The 2022/23 UEFA Champions League campaign signals the end of the group-stage format. With 32 teams in play, there are eight groups of four. The top two teams from each group advance to the round of 16, which brings two-legged knockout ties. Next season, the UEFA Champions League changes drastically. For the first time, the Champions League will more resemble an actual league instead of a tournament-style competition.

The controversial decision is part of an ever-growing movement for players to take part in more contests. In the 2024/25 Champions League season, the first round of games has each team playing eight games. That is up from six in the current format of the Champions League with the group stage. Together in one league, each team will be in one of four pots, with each pot having nine teams. All clubs will play one home game and one away game against a team in the four different pots. Therefore, one of the biggest changes is that teams in pot 1, which is the title holder of the competition and other teams ranking highly in the UEFA club coefficient, will play two teams in that same pot. For example, Manchester City could play games against Real Madrid and Bayern Munich in the first phase.

After the eight league-stage games, the top eight teams in the 36-club table automatically advance to the round of 16. The teams sitting ninth to 24th play two-legged ties to reach the knockout stage. Then, there is one draw for the round of 16 onwards, and there are no restrictions based on countries. For that draw, performance in the league stage and finishing higher in the table matter.

UEFA aims for ‘competitive balance’ with new Champions League format

The reason for the change is to ensure every game counts for clubs in the UEFA Champions League. In its own words, UEFA says any result has the potential to dramatically change a team’s position. It specifically mentioned the parity on the final matchday. Winning or losing could be the difference between a team automatically qualifying for the Champions League knockout stage and elimination from the competition altogether.

That could be true, but the first season will prove to be a test to see if there is any competitive balance that exists. The new format could benefit stronger teams that find themselves lower in the club coefficient table. For example, Newcastle was in pot four of the UEFA Champions League group-stage draw this season. It picked up a brutal draw with PSG, Borussia Dortmund and AC Milan. Rather than playing six games against those teams, Newcastle would have had the opportunity to play games against clubs like Feyenoord, Manchester United, Braga or Royal Antwerp, each of which was in a different pot.

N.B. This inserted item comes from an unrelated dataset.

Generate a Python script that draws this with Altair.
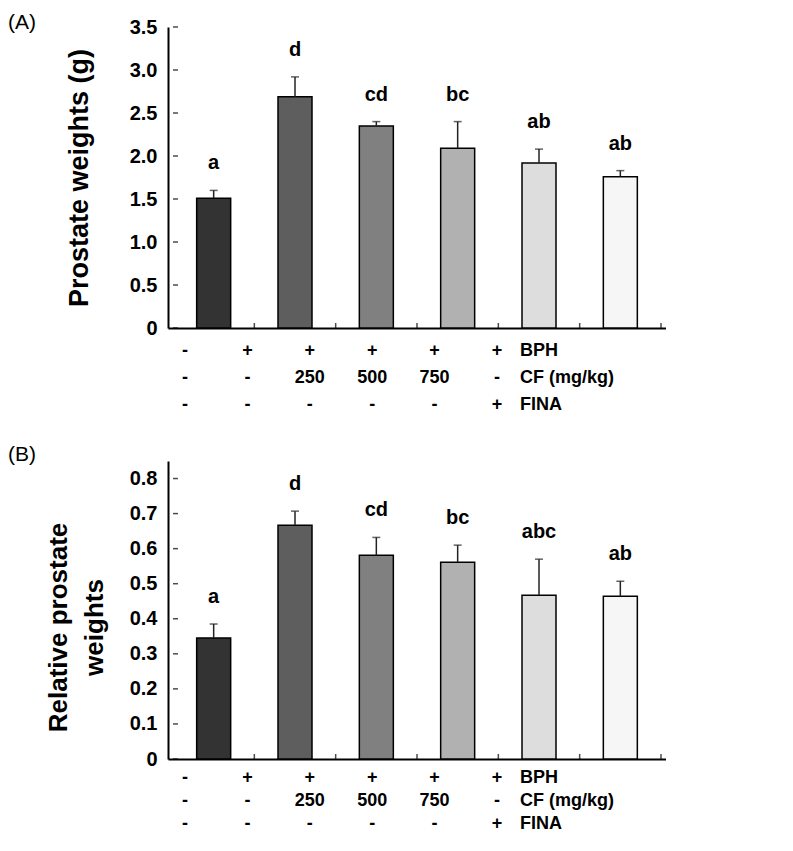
import altair as alt
import pandas as pd

# ---- data ----
group_index = [0, 1, 2, 3, 4, 5]
weight_mean = [1.51, 2.69, 2.35, 2.09, 1.92, 1.76]
weight_err = [0.09, 0.23, 0.05, 0.31, 0.16, 0.07]
weight_letters = ["a", "d", "cd", "bc", "ab", "ab"]

rel_mean = [0.345, 0.667, 0.581, 0.561, 0.467, 0.464]
rel_err = [0.040, 0.040, 0.051, 0.049, 0.103, 0.043]
rel_letters = ["a", "d", "cd", "bc", "abc", "ab"]

bar_fills = ["#333333", "#5e5e5e", "#808080", "#b1b1b1", "#dddddd", "#f6f6f6"]

bph_row = ["-", "+", "+", "+", "+", "+"]
cf_row = ["-", "-", "250", "500", "750", "-"]
fina_row = ["-", "-", "-", "-", "-", "+"]
row_names = ["BPH", "CF (mg/kg)", "FINA"]

ticks_A = [0, 0.5, 1.0, 1.5, 2.0, 2.5, 3.0, 3.5]
ticks_B = [0, 0.1, 0.2, 0.3, 0.4, 0.5, 0.6, 0.7, 0.8]

FONT = "Liberation Sans"
PLOT_W = 498


def make_panel(mean, err, letters, yticks, ydomain, height, ytitle, panel_label,
               label_range, title_kw, title_offset, title_size):
    df = pd.DataFrame({
        "g": group_index,
        "mean": mean,
        "err": err,
        "letter": letters,
        "fill": bar_fills,
    })
    base = alt.Chart(df).transform_calculate(
        center="datum.g + 0.5", top="datum.mean + datum.err"
    )
    xscale = alt.Scale(domain=[0, len(group_index)], nice=False, zero=False)
    xaxis = alt.Axis(title=None, labels=False, ticks=False, grid=False,
                     domainColor="black", domainWidth=2)
    yscale = alt.Scale(domain=ydomain, nice=False, zero=True)
    yaxis = alt.Axis(
        values=yticks, grid=False, ticks=False, domainColor="black",
        domainWidth=2, labelFont=FONT, labelFontWeight="bold", labelFontSize=20,
        labelColor="black", labelPadding=11,
        labelExpr="datum.value == 0 ? '0' : format(datum.value, '.1f')",
        titleFont=FONT, titleFontWeight="bold", titleFontSize=title_size,
        titleColor="black", **title_kw,
    )

    def X(field):
        return alt.X(field, scale=xscale, axis=xaxis)

    def Y(field):
        return alt.Y(field, scale=yscale, axis=yaxis, title=ytitle)

    bars = base.mark_bar(width=34, stroke="black", strokeWidth=1.5).encode(
        x=X("center:Q"), y=Y("mean:Q"), fill=alt.Fill("fill:N", scale=None)
    )
    err_rule = base.mark_rule(color="#222222", strokeWidth=1.5).encode(
        x=X("center:Q"), y=Y("mean:Q"), y2="top:Q"
    )
    caps = base.mark_tick(orient="horizontal", size=8, thickness=1.5,
                          color="#222222").encode(x=X("center:Q"), y=Y("top:Q"))
    sig = base.mark_text(dy=-27, baseline="middle", font=FONT, fontSize=20,
                         fontWeight="bold", color="black").encode(
        x=X("center:Q"), y=Y("top:Q"), text="letter:N"
    )
    ytick_df = pd.DataFrame({"v": yticks, "x0": [0] * len(yticks)})
    ytk = alt.Chart(ytick_df).mark_tick(
        orient="horizontal", size=5, xOffset=2.5, thickness=1.5, color="black"
    ).encode(x=X("x0:Q"), y=Y("v:Q"))
    xtick_df = pd.DataFrame({"b": [i + 1 for i in group_index],
                             "y0": [0] * len(group_index)})
    xtk = alt.Chart(xtick_df).mark_tick(
        orient="vertical", size=5, yOffset=-2.5, thickness=1.5, color="black"
    ).encode(x=X("b:Q"), y=Y("y0:Q"))

    main = alt.layer(bars, err_rule, caps, sig, ytk, xtk)

    # condition table under the axis
    recs = []
    for rname, row in zip(row_names, [bph_row, cf_row, fina_row]):
        for c, t in zip(group_index, row):
            recs.append({"c": c, "r": rname, "t": t})
    tab_df = pd.DataFrame(recs)
    name_df = pd.DataFrame({"c": [group_index[-1]] * len(row_names), "r": row_names})
    lx = alt.X("c:Q", scale=alt.Scale(domain=[0, group_index[-1]], range=[17, 329],
                                      nice=False, zero=False), axis=None)
    ly = alt.Y("r:N", scale=alt.Scale(type="point", domain=row_names,
                                      range=label_range, padding=0), axis=None)
    tab = alt.Chart(tab_df).mark_text(baseline="middle", font=FONT, fontSize=18,
                                      fontWeight="bold", color="black").encode(
        x=lx, y=ly, text="t:N")
    names = alt.Chart(name_df).mark_text(baseline="middle", align="left", dx=23,
                                         font=FONT, fontSize=18, fontWeight="bold",
                                         color="black").encode(x=lx, y=ly, text="r:N")
    table = alt.layer(tab, names)

    return alt.layer(main, table).resolve_scale(
        x="independent", y="independent"
    ).properties(
        width=PLOT_W, height=height,
        title=alt.TitleParams(panel_label, anchor="start", frame="group", dx=-160,
                              font=FONT, fontSize=21, fontWeight="normal",
                              color="black", offset=title_offset),
    )


panel_a = make_panel(weight_mean, weight_err, weight_letters, ticks_A, [0, 3.5], 301,
                     "Prostate weights (g)", "(A)", [324, 378],
                     dict(titlePadding=36), -16, 27)
panel_b = make_panel(rel_mean, rel_err, rel_letters, ticks_B, [0, 0.85], 298,
                     ["Relative prostate", "weights"], "(B)", [317, 363],
                     dict(titlePadding=22, titleLineHeight=36, titleY=166), -4, 26)

chart = alt.vconcat(panel_a, panel_b, spacing=30).properties(
    padding={"top": 4, "left": 0, "right": 0, "bottom": 0}
).configure_view(stroke=None)

chart.save("out.html", embed_options={"renderer": "svg", "actions": False})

On the other hand, the draw can set up a violent array of fixtures. ESPN proposed what the draw would have looked like if the format of 2024/25 was active in the current campaign. Manchester United could have picked up league-stage games against Bayern Munich, Paris Saint-Germain, Napoli, Atletico Madrid, Braga, Red Star Belgrade, Marseille and Celtic. That is a gauntlet of games that almost certainly spells disaster for the Red Devils. Therefore, it could accurately weed out the lesser teams in Europe instead of allowing them to chance their way through the first phase.

In all, the biggest positive of the new league phase is the addition of those games between ‘pot 1’ teams. There is a reason the aforementioned Newcastle group has been so compelling. It has had elite teams playing each week. In that group, every game does matter. With finishing higher in the table a worthy factor in the new league phase, those games will carry added importance. Moreover, with every game in the final matchday happening on the same day, that day should be the most exciting day of the Champions League season.

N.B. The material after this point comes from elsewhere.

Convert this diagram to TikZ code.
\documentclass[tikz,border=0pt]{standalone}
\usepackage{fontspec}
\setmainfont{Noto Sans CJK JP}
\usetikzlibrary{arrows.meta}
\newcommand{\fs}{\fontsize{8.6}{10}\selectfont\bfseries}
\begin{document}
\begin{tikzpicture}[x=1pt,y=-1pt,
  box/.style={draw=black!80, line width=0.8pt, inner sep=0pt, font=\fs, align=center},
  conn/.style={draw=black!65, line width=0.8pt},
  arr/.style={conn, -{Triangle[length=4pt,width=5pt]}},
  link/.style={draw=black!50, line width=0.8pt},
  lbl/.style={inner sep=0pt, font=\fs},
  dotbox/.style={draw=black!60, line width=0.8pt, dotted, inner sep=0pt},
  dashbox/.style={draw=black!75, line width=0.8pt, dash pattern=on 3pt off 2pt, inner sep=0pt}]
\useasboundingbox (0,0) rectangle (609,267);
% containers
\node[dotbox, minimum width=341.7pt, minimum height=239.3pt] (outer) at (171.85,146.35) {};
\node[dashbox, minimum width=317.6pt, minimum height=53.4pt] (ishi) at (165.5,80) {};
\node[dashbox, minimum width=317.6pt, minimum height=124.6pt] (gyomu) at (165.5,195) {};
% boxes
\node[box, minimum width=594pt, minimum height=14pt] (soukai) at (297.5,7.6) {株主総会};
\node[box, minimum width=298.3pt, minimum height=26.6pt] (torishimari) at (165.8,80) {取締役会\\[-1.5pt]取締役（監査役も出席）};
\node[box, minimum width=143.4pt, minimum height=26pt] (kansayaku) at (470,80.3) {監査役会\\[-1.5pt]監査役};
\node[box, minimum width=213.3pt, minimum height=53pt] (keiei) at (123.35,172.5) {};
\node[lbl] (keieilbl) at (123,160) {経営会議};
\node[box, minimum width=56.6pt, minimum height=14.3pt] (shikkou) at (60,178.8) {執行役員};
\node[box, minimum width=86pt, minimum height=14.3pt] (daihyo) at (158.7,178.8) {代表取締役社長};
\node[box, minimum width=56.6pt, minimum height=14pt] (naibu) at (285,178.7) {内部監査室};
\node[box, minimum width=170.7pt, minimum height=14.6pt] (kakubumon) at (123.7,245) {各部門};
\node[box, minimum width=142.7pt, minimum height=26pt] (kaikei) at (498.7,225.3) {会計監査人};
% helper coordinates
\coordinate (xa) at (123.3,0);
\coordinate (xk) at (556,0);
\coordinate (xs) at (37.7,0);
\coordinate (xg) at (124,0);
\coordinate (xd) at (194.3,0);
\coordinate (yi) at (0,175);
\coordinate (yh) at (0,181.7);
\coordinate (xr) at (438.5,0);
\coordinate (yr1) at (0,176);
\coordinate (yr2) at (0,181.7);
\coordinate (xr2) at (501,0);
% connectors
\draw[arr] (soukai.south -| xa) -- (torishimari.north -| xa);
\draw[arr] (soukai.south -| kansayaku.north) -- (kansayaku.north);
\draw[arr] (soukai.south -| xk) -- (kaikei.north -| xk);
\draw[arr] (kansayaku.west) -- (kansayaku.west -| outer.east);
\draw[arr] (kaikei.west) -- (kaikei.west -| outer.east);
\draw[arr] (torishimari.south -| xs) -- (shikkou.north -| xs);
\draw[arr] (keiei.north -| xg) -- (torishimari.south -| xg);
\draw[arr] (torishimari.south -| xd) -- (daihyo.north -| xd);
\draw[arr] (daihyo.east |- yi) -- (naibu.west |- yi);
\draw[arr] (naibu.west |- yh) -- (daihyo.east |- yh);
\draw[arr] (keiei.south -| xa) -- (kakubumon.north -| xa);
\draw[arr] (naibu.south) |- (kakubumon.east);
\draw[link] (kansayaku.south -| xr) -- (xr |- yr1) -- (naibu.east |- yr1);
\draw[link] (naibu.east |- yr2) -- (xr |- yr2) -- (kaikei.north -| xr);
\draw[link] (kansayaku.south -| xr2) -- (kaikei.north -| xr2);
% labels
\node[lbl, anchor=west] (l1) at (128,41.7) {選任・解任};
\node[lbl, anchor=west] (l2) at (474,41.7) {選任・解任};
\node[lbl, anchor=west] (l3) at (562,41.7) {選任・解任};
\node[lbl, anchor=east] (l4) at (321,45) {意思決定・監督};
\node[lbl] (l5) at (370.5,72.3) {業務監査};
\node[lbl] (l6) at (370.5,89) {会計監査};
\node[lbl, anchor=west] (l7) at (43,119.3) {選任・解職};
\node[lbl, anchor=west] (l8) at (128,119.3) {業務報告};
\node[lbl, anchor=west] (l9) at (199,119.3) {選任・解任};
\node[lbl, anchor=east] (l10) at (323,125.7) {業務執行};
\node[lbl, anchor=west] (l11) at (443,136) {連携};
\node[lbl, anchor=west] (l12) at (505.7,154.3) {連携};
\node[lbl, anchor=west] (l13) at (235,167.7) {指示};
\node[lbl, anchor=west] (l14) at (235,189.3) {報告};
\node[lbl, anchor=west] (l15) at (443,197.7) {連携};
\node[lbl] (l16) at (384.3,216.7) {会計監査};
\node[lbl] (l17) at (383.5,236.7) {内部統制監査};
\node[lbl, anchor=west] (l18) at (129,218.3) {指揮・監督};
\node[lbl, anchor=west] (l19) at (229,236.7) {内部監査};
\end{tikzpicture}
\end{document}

The negatives of the competition’s changes

The revised format brings a massive uptick in the number of games. The current format of the Champions League totals 125 games. However, next season, there will be 189 games. Remember, after each of the 36 teams plays eight games in the league phase, the teams sitting ninth to 24th play an additional two games to reach the knockout stages. In that case, those 16 teams are playing a 10-game group stage, which is up from the current six. That harms the players, most of whom are already playing too many games with bloated fixture schedules. Exhaustion injuries have popped up regularly among the busiest and best clubs in Europe.

That all, unsurprisingly, comes down to money. More games allow UEFA to pull in bigger broadcasting deals. This comes back to the top clubs who will be playing each other. Fans across the world will want to watch elite clubs battle in the league phase, so broadcasters will pony up more money to UEFA. Then, the top clubs will make more money because of the portions they earn from broadcast deals.

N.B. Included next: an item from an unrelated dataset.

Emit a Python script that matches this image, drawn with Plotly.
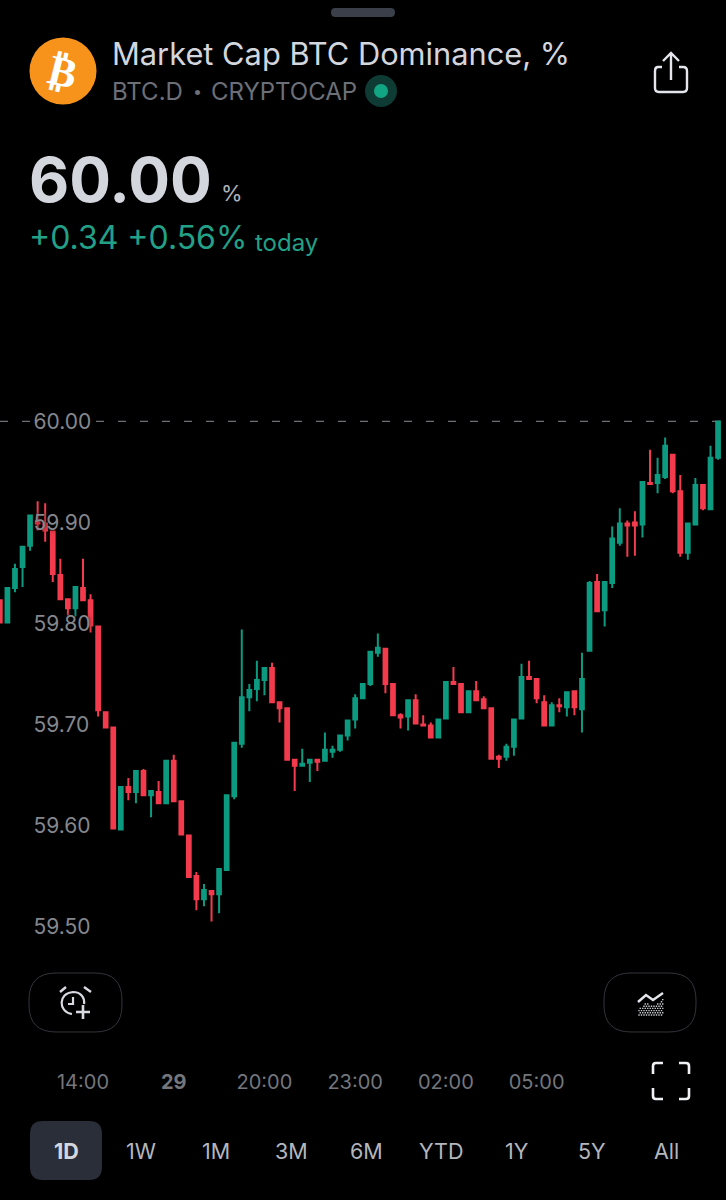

Also, this format favors the big teams. While that may set up bigger games down the road, it does not bring in the fantastic stories of smaller clubs making runs. More games inherently eliminate parity. Manchester City may lose a random League Cup game to Southampton like last season or a Champions League tie to Tottenham as in the 2018/19 season. There is a reason the best teams continually win domestic leagues. There are more games. Bayern Munich has won the last 11 Bundesliga titles. Manchester City has won five of the last six Premier Leagues. The last time Atletico Madrid, Barcelona and Real Madrid did not win LaLiga was Valencia in 2003/04. More games allow the best teams to effectively flex their muscles. They are less likely to slip up, even if they are playing good, but not great, teams.

The first season of the UEFA Champions League format will be paramount to the competition’s success. If it does deliver heightened fixtures that fans enjoy, UEFA can reap the benefits financially and professionally. However, it will be under the constant threat of players complaining over the number of games with money-hungry tournament organizers.